- Born: July 26, 1788 Winchester, New Hampshire, United States
- Died: March 9, 1844 (aged 55) Nauvoo, Illinois, United States
- Occupations: Farmer; police constable
- Known for: King Follett discourse

= King Follett =

Mormon elder and prisoner of 1838 Mormon War

King Follett (or Follet; July 26, 1788 – March 9, 1844) was a Mormon elder and a close friend of Joseph Smith. An early convert to the Church of Christ in 1831, he was a police constable and was notably the last prisoner released in the 1838 Mormon War. Shortly after his death, Smith delivered a notable sermon in memory of Follett in which he introduced new teachings to members of the church which Smith founded.

== Biography ==
Follett was born in Winchester, New Hampshire, on July 24 or 26, 1788. His parents were John Follett IV and Hannah (née Oakes) Alexander. He married Louisa Tanner in 1815. The couple had nine children.

He later moved with his family to Cuyahoga County, Ohio. There, he heard the Mormon religion preached, and he and Louisa converted and were baptized in the spring of 1831. By 1833, he had settled, along with many members of the Church, in Missouri, and was living with the Whitmer branch, a large extended family living in Jackson County. That year, he moved to Clay County, Missouri. In 1835, he settled in what would become Caldwell County, Missouri. He was ordained a Mormon elder on January 28, 1836, in Kirtland, Geauga County, Ohio. Though it is not confirmed, Follett was likely ordained a high priest in April 1837.

Follett participated in the 1838 Mormon War. He was imprisoned for several months at Richmond and later Columbia. After a long delay, he obtained a trial, where he was honorably discharged and was acquitted of the charges against him. He was the last Mormon detainee of the Missouri conflict to be released from prison. In 1839, Follett moved with his family to Nauvoo, Illinois. There, he worked as a police constable for Hancock County, and according to family lore, as a personal bodyguard for Joseph Smith. Follett was a Freemason and an officer in the Nauvoo Legion.

== Death and legacy ==
Follett died on March 9, 1844, in Nauvoo, aged 55. He was killed when a bucket of rocks fell on his head while he was working on a well. Follett was building the walls of the well, and while other men were lowering the tub of rocks, the rope snapped. He was buried on March 10 with Masonic honors. At his funeral, a procession exceeding one mile in length followed his remains to his house.

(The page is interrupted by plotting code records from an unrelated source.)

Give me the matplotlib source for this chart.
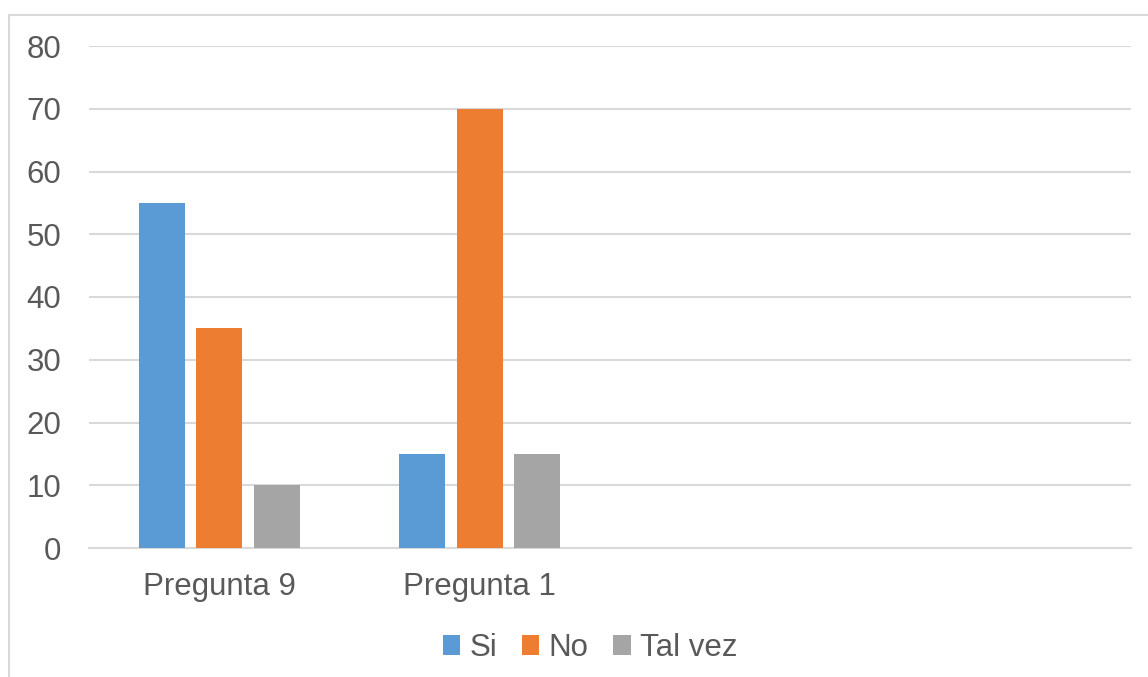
import matplotlib.pyplot as plt
import numpy as np
from matplotlib.patches import Rectangle

# ---------- data ----------
categories = ["Pregunta 9", "Pregunta 1"]
series_names = ["Si", "No", "Tal vez"]
si_vals = [55, 15]
no_vals = [35, 70]
talvez_vals = [10, 15]
n_slots = 4  # chart reserves 4 category slots, last two empty

colors = ["#5B9BD5", "#ED7D31", "#A5A5A5"]
text_color = "#595959"
grid_color = "#D9D9D9"

plt.rcParams["font.family"] = ["Liberation Sans", "DejaVu Sans"]

fig = plt.figure(figsize=(11.48, 6.77), dpi=100)
ax = fig.add_axes([89 / 1148, 1 - 548 / 677, (1131 - 89) / 1148, (548 - 46) / 677])

# outer chart frame
fig.patches.append(Rectangle((9 / 1148, -0.05), 1.2, 1 - 15 / 677 + 0.05,
                             transform=fig.transFigure, fill=False,
                             edgecolor=grid_color, linewidth=1.5))

x = np.arange(len(categories))
width = 0.177
step = 0.22
for i, (name, vals) in enumerate(zip(series_names, [si_vals, no_vals, talvez_vals])):
    ax.bar(x + (i - 1) * step, vals, width, color=colors[i], label=name, zorder=3)

ax.set_xlim(-0.5, n_slots - 0.5)
ax.set_ylim(0, 80)
ax.set_yticks(range(0, 81, 10))
ax.set_xticks(x)
ax.set_xticklabels(categories)

ax.grid(axis="y", color=grid_color, linewidth=1.5, zorder=0)
for s in ["top", "right", "left"]:
    ax.spines[s].set_visible(False)
ax.spines["bottom"].set_color(grid_color)
ax.spines["bottom"].set_linewidth(1.5)
ax.tick_params(axis="both", length=0, labelsize=22.5, colors=text_color)
ax.tick_params(axis="y", pad=20)
ax.tick_params(axis="x", pad=17)

leg = fig.legend(loc="center", bbox_to_anchor=(590 / 1148, 1 - 648 / 677), ncol=3,
                 frameon=False, fontsize=22.5, handlelength=0.55, handleheight=0.6,
                 handletextpad=0.3, columnspacing=0.8)
for t in leg.get_texts():
    t.set_color(text_color)

fig.savefig("out.png", dpi=100)
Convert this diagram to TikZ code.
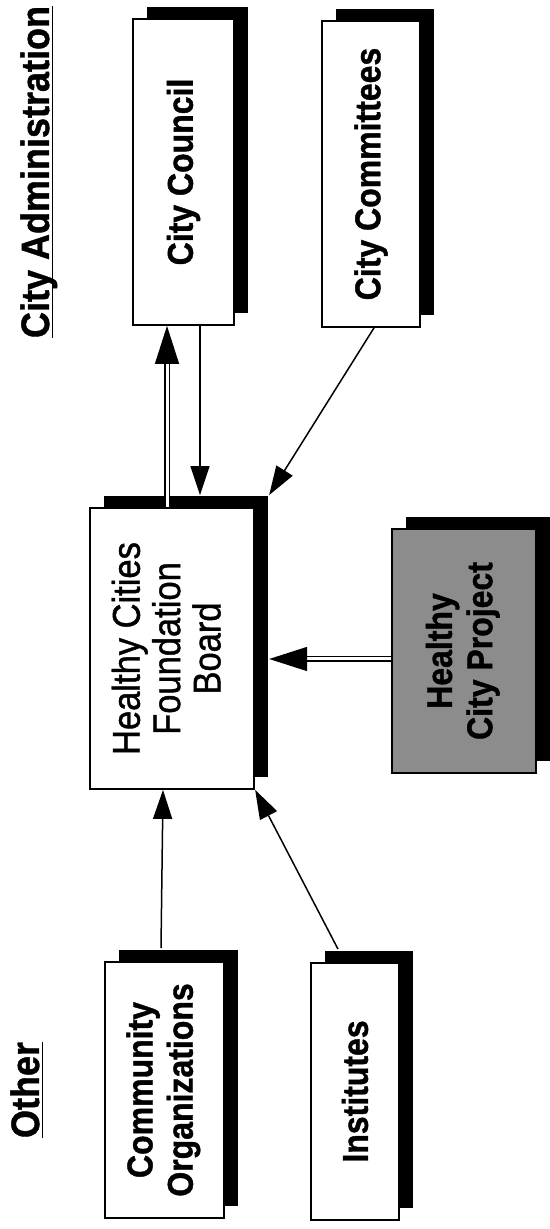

After his death, Louisa and the children moved to Iowa. There, some of Follett's children became involved with the Church of Jesus Christ (Cutlerite) and the Reorganized Church of Jesus Christ of Latter Day Saints (today the Community of Christ). Several others moved to California. One of his sons joined the Mormon Battalion and went on to help establish Mormon settlements in Utah, Nevada, and Arizona.

=== King Follett discourse ===

Follett's legacy largely lies with his association with the King Follett discourse. The discourse was delivered on April 7, 1844 by Joseph Smith as a commemorative sermon for Follett. Follett's family and friends had requested that Smith speak in his memory. In it, he introduced new theological teachings including the claim that God was once a mortal man, and that mortal men and women can become gods (a concept commonly called divinization) through salvation and exaltation. The discourse is often seen by Mormons as Smith's greatest sermon.

The King Follett discourse is the main source of Follett's notability, and some have written that he would be virtually unknown to history without the famous sermon. However, Follett was also a fairly prominent member of the early Mormon community in his own right. In addition, while most deaths in Nauvoo at the time received 1–3 lines in the newspaper, Follett had two lengthy obituaries published in the Nauvoo Neighbor. Follett was also known for being the last Mormon prisoner released in Missouri, and for his friendship with Joseph Smith, but these distinctions are less prominent than his association with the famous discourse.